Moulin Rouge! at 25
2001
Baz Luhrmann’s Moulin Rouge! turns 25 this year, and it still deserves its exclamation point. In the intervening years, the movie had fallen off my Top 200 Films list, but it’s back at #38 after tonight’s rewatch. Not only is Moulin Rouge! a perfect movie, but its influence has proven to be impossible to underestimate.
I hope that this anniversary sees the film rereleased theatrically. Almost nothing can compete with seeing this in the cinema for the first time! I realized at some point during the first scene set in the titular Parisian nightclub that I was not breathing. There had never been anything to prepare audiences for the unrelenting aesthetic assault of the film’s first twenty minutes. It was a physical sensation. It made my body want to flee the theatre and my mind wonder if someone had slipped me LSD. Truly, this was the revolution on screen.
While it had been developing throughout the nineties, postmodernist cinema arrived fully realized in 2001, with the release of Moulin Rouge! Levels of reality? Got ‘em, starting with the production company logo. Coopting of historical people and places into a fully fictional narrative? It’s baked into its DNA. Melding of high art and low art? All over the place. Simultaneously celebrating and ridiculing popular culture? That’s its form! Endless interactions with theories of storytelling itself? More than I can count. Genre mélange? Hoo boy!
And at the same time, the film works as a model example of all it is parodying. Even those of us who were sure to mention its undermining of the traditional movie in every conversation also took it seriously as a new kind of traditional movie. Who wasn’t singing “Come What May” on campus that semester? How much did I try to dress and look like Ewan McGregor? What popular songs that I had never heard were suddenly thrust on my radar? The soundtrack (like that for Luhrmann’s Romeo + Juliet before it) was everywhere! Fashion changed. The jukebox musical exploded beyond Mamma Mia! and took over Broadway. Popular entertainment became more self-consciously prostitutional. “Tom Cruise’s ex-wife” became an A-list movie star. And the aesthetic of film was never the same—excepting those films which prided themselves on staying the same.

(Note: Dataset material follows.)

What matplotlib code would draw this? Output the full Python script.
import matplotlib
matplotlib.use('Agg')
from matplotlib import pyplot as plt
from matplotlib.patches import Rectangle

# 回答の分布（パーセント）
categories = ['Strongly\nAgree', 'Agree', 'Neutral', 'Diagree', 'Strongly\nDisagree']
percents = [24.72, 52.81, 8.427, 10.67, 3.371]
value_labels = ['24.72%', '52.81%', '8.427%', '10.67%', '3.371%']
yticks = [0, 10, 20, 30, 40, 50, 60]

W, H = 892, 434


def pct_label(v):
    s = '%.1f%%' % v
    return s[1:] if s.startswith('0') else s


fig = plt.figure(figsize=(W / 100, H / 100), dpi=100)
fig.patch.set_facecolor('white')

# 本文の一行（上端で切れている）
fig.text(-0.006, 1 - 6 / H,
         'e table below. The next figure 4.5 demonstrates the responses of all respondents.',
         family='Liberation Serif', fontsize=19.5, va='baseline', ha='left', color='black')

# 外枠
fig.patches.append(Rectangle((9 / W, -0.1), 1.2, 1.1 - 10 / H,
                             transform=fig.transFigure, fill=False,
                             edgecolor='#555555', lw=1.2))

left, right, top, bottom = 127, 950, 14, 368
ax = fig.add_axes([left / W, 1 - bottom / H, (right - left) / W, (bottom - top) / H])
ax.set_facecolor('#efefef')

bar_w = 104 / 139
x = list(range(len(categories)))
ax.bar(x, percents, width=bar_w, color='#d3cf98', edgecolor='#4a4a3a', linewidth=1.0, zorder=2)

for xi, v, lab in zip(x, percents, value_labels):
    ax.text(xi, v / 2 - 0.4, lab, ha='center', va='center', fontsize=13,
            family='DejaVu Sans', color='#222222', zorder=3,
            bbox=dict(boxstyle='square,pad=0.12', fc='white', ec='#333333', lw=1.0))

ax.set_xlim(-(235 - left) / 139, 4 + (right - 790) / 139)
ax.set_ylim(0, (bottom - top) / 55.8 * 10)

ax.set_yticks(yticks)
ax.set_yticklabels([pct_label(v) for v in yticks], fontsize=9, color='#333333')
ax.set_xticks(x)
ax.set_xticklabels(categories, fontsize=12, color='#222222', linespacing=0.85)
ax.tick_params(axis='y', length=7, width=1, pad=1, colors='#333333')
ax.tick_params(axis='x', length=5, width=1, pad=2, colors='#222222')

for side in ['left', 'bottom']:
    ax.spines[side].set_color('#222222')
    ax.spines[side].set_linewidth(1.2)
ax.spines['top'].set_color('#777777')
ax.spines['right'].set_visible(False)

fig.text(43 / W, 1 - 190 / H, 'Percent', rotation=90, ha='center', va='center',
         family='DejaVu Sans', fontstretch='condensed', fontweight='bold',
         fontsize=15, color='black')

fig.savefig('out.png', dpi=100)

Even the Academy Awards—which were a long way from today’s indie acceptance—sat up. Moulin Rouge! was nominated for eight Oscars, winning for Design and Costumes. It was in the five Best Picture nominees, along with The Lord of the Rings: The Fellowship of the Ring, In the Bedroom, Gosford Park, and eventual winner (and the squarest of the bunch) A Beautiful Mind. What was it not nominated for? Best Original Song. It’s completely bizarre that the huge generation-defining ballad, “Come What May”, was passed over for songs from movies like Kate & Leopold and Monsters, Inc. (for which Randy Newman took home the trophy)! Three years earlier, the same had happened with “Kissing You” from Luhrmann’s Romeo + Juliet, which is, for my money, the greatest movie song ever written. (Randy Neman got a nomination that year, too, if you’re counting.) But, then again, 2001 was when Amélie lost Best Foreign Film to No Man’s Land, so iconic genre-breaking movies didn’t fare well that year. (All anyone remembers today is Halle Berry’s hysterical, historical time at the podium. And her dress. And that Adrien Brody kissed her without consent.)
But, looking back after a quarter of a century, who would pick A Beautiful Mind over those other nominees for Best Picture? How much did it change the very fabric of cinema? How was it at all representative of what film was doing in 2001? And, if you happen to know that Kate & Leopold song—those who remember the movie—please hum it for me. I’ll be reliving the incredible tango sequence set to “Roxanne” and the spectacle of the Hindi remix of “Diamonds Are a Girl’s Best Friend” among other immortal music moments from Moulin Rouge!
And while we’re talking Oscars (and when am I ever not?), Nicole Kidman was the only acting nominee from this film. No argument that she deserved it just for her sparkling entrance number. (And does anyone else remember Halle Berry’s performance in the grimy Monster’s Ball? It was only good because we expected so little from her then.) Jim Broadbent should have gotten in as Harold Zidler—but he still won that year, just for a different movie (Iris). And why does no one talk about Caroline O’Connor as the duplicitous prostitute so charmingly named Nini Legs In the Air or John Leguizamo’s comic/tragic Tolouse-Loutrec?
Put this film up there with the overwhelming cinematic achievements, with PlayTime, Sátántangó, and Jeanne Dielman… Add it to the list of movies that changed the art form, like Breathless, The Jazz Singer, or The Cabinet of Dr. Caligari. But it also holds a spot on the beloved love stories list, beside Titanic, The Way We Were, and Kate & Leopold, I mean, While You Were Sleeping. Should I go into box office hit musicals? Moulin Rouge! lives in all those worlds equally. And what kind of movie does that?
And that is the only reason we allow Elvis and Australia.